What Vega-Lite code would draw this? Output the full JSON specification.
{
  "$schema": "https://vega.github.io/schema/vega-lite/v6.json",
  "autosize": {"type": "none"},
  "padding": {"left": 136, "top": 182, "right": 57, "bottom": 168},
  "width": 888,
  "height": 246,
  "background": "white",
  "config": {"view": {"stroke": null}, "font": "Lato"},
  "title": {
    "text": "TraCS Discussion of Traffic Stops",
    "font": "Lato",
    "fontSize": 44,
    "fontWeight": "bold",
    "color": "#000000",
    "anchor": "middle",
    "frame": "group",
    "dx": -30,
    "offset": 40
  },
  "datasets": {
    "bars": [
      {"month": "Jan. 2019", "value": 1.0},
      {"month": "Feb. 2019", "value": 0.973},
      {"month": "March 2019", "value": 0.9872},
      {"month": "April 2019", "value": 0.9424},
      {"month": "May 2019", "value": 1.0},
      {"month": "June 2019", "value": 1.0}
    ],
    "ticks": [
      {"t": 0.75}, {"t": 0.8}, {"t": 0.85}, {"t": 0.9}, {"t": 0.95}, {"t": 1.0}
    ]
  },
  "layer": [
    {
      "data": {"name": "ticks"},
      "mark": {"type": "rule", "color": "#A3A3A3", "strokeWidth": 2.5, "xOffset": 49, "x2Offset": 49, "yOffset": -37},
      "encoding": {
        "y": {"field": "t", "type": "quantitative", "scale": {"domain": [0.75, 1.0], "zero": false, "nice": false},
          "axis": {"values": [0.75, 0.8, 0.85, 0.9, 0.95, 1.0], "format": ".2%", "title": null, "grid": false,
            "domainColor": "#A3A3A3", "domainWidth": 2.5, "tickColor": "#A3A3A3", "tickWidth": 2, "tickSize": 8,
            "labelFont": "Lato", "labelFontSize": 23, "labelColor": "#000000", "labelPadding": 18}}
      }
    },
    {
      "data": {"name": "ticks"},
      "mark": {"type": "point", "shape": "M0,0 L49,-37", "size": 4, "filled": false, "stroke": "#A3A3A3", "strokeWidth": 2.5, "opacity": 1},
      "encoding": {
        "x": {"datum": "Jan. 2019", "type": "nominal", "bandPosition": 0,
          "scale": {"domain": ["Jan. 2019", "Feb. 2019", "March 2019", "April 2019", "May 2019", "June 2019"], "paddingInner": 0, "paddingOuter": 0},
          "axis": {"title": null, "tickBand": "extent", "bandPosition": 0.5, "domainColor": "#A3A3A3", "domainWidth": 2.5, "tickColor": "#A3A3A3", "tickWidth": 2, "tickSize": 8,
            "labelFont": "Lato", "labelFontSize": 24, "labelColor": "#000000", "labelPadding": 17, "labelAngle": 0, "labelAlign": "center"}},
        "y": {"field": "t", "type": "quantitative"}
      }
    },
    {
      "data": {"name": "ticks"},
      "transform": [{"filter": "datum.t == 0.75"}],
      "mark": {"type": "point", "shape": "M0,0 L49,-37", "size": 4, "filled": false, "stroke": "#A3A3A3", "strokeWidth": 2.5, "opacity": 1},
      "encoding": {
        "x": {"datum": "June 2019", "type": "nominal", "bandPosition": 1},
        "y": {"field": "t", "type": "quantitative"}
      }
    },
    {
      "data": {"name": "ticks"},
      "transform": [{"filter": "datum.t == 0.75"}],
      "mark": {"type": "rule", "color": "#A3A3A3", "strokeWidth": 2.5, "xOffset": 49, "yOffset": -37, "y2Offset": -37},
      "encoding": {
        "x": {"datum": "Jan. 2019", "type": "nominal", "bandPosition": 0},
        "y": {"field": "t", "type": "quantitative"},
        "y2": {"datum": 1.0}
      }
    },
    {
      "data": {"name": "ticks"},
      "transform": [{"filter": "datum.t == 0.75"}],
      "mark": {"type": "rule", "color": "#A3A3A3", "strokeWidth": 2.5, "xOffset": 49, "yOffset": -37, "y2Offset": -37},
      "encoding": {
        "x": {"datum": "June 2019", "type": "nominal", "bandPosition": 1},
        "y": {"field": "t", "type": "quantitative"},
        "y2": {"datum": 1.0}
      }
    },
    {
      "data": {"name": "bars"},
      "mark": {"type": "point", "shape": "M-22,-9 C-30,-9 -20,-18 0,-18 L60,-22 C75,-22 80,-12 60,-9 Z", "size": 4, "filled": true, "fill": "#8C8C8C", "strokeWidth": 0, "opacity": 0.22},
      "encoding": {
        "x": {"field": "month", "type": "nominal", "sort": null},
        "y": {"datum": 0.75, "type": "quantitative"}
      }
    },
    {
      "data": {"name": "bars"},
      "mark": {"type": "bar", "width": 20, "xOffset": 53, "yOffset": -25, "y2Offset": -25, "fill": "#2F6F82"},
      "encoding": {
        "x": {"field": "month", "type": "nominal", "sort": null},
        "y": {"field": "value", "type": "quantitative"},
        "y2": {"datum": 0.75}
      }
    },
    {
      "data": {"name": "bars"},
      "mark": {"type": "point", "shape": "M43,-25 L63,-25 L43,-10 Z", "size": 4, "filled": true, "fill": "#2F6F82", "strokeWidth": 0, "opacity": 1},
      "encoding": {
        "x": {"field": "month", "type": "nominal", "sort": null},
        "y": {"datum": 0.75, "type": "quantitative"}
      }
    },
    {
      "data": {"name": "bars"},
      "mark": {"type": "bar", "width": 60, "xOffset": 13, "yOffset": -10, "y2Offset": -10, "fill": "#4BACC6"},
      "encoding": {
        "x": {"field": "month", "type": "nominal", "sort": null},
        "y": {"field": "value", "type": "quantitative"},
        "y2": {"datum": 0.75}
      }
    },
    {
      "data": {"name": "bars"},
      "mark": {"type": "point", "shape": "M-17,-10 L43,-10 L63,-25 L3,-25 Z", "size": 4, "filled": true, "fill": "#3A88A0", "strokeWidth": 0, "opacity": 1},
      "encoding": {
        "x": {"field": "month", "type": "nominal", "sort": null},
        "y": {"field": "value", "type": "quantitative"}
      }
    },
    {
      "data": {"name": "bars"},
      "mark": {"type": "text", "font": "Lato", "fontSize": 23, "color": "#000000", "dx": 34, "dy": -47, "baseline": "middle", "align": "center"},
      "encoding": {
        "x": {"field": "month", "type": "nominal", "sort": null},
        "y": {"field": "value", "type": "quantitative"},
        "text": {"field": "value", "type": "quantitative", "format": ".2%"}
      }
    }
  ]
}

◆ ◆ ◆ ◆ ◆

◆ Your goal: Using the data above, return each line exactly as written.

◆ Result below:
What Vega-Lite code would draw this? Output the full JSON specification.
{
  "$schema": "https://vega.github.io/schema/vega-lite/v6.json",
  "autosize": {"type": "none"},
  "padding": {"left": 136, "top": 182, "right": 57, "bottom": 168},
  "width": 888,
  "height": 246,
  "background": "white",
  "config": {"view": {"stroke": null}, "font": "Lato"},
  "title": {
    "text": "TraCS Discussion of Traffic Stops",
    "font": "Lato",
    "fontSize": 44,
    "fontWeight": "bold",
    "color": "#000000",
    "anchor": "middle",
    "frame": "group",
    "dx": -30,
    "offset": 40
  },
  "datasets": {
    "bars": [
      {"month": "Jan. 2019", "value": 1.0},
      {"month": "Feb. 2019", "value": 0.973},
      {"month": "March 2019", "value": 0.9872},
      {"month": "April 2019", "value": 0.9424},
      {"month": "May 2019", "value": 1.0},
      {"month": "June 2019", "value": 1.0}
    ],
    "ticks": [
      {"t": 0.75}, {"t": 0.8}, {"t": 0.85}, {"t": 0.9}, {"t": 0.95}, {"t": 1.0}
    ]
  },
  "layer": [
    {
      "data": {"name": "ticks"},
      "mark": {"type": "rule", "color": "#A3A3A3", "strokeWidth": 2.5, "xOffset": 49, "x2Offset": 49, "yOffset": -37},
      "encoding": {
        "y": {"field": "t", "type": "quantitative", "scale": {"domain": [0.75, 1.0], "zero": false, "nice": false},
          "axis": {"values": [0.75, 0.8, 0.85, 0.9, 0.95, 1.0], "format": ".2%", "title": null, "grid": false,
            "domainColor": "#A3A3A3", "domainWidth": 2.5, "tickColor": "#A3A3A3", "tickWidth": 2, "tickSize": 8,
            "labelFont": "Lato", "labelFontSize": 23, "labelColor": "#000000", "labelPadding": 18}}
      }
    },
    {
      "data": {"name": "ticks"},
      "mark": {"type": "point", "shape": "M0,0 L49,-37", "size": 4, "filled": false, "stroke": "#A3A3A3", "strokeWidth": 2.5, "opacity": 1},
      "encoding": {
        "x": {"datum": "Jan. 2019", "type": "nominal", "bandPosition": 0,
          "scale": {"domain": ["Jan. 2019", "Feb. 2019", "March 2019", "April 2019", "May 2019", "June 2019"], "paddingInner": 0, "paddingOuter": 0},
          "axis": {"title": null, "tickBand": "extent", "bandPosition": 0.5, "domainColor": "#A3A3A3", "domainWidth": 2.5, "tickColor": "#A3A3A3", "tickWidth": 2, "tickSize": 8,
            "labelFont": "Lato", "labelFontSize": 24, "labelColor": "#000000", "labelPadding": 17, "labelAngle": 0, "labelAlign": "center"}},
        "y": {"field": "t", "type": "quantitative"}
      }
    },
    {
      "data": {"name": "ticks"},
      "transform": [{"filter": "datum.t == 0.75"}],
      "mark": {"type": "point", "shape": "M0,0 L49,-37", "size": 4, "filled": false, "stroke": "#A3A3A3", "strokeWidth": 2.5, "opacity": 1},
      "encoding": {
        "x": {"datum": "June 2019", "type": "nominal", "bandPosition": 1},
        "y": {"field": "t", "type": "quantitative"}
      }
    },
    {
      "data": {"name": "ticks"},
      "transform": [{"filter": "datum.t == 0.75"}],
      "mark": {"type": "rule", "color": "#A3A3A3", "strokeWidth": 2.5, "xOffset": 49, "yOffset": -37, "y2Offset": -37},
      "encoding": {
        "x": {"datum": "Jan. 2019", "type": "nominal", "bandPosition": 0},
        "y": {"field": "t", "type": "quantitative"},
        "y2": {"datum": 1.0}
      }
    },
    {
      "data": {"name": "ticks"},
      "transform": [{"filter": "datum.t == 0.75"}],
      "mark": {"type": "rule", "color": "#A3A3A3", "strokeWidth": 2.5, "xOffset": 49, "yOffset": -37, "y2Offset": -37},
      "encoding": {
        "x": {"datum": "June 2019", "type": "nominal", "bandPosition": 1},
        "y": {"field": "t", "type": "quantitative"},
        "y2": {"datum": 1.0}
      }
    },
    {
      "data": {"name": "bars"},
      "mark": {"type": "point", "shape": "M-22,-9 C-30,-9 -20,-18 0,-18 L60,-22 C75,-22 80,-12 60,-9 Z", "size": 4, "filled": true, "fill": "#8C8C8C", "strokeWidth": 0, "opacity": 0.22},
      "encoding": {
        "x": {"field": "month", "type": "nominal", "sort": null},
        "y": {"datum": 0.75, "type": "quantitative"}
      }
    },
    {
      "data": {"name": "bars"},
      "mark": {"type": "bar", "width": 20, "xOffset": 53, "yOffset": -25, "y2Offset": -25, "fill": "#2F6F82"},
      "encoding": {
        "x": {"field": "month", "type": "nominal", "sort": null},
        "y": {"field": "value", "type": "quantitative"},
        "y2": {"datum": 0.75}
      }
    },
    {
      "data": {"name": "bars"},
      "mark": {"type": "point", "shape": "M43,-25 L63,-25 L43,-10 Z", "size": 4, "filled": true, "fill": "#2F6F82", "strokeWidth": 0, "opacity": 1},
      "encoding": {
        "x": {"field": "month", "type": "nominal", "sort": null},
        "y": {"datum": 0.75, "type": "quantitative"}
      }
    },
    {
      "data": {"name": "bars"},
      "mark": {"type": "bar", "width": 60, "xOffset": 13, "yOffset": -10, "y2Offset": -10, "fill": "#4BACC6"},
      "encoding": {
        "x": {"field": "month", "type": "nominal", "sort": null},
        "y": {"field": "value", "type": "quantitative"},
        "y2": {"datum": 0.75}
      }
    },
    {
      "data": {"name": "bars"},
      "mark": {"type": "point", "shape": "M-17,-10 L43,-10 L63,-25 L3,-25 Z", "size": 4, "filled": true, "fill": "#3A88A0", "strokeWidth": 0, "opacity": 1},
      "encoding": {
        "x": {"field": "month", "type": "nominal", "sort": null},
        "y": {"field": "value", "type": "quantitative"}
      }
    },
    {
      "data": {"name": "bars"},
      "mark": {"type": "text", "font": "Lato", "fontSize": 23, "color": "#000000", "dx": 34, "dy": -47, "baseline": "middle", "align": "center"},
      "encoding": {
        "x": {"field": "month", "type": "nominal", "sort": null},
        "y": {"field": "value", "type": "quantitative"},
        "text": {"field": "value", "type": "quantitative", "format": ".2%"}
      }
    }
  ]
}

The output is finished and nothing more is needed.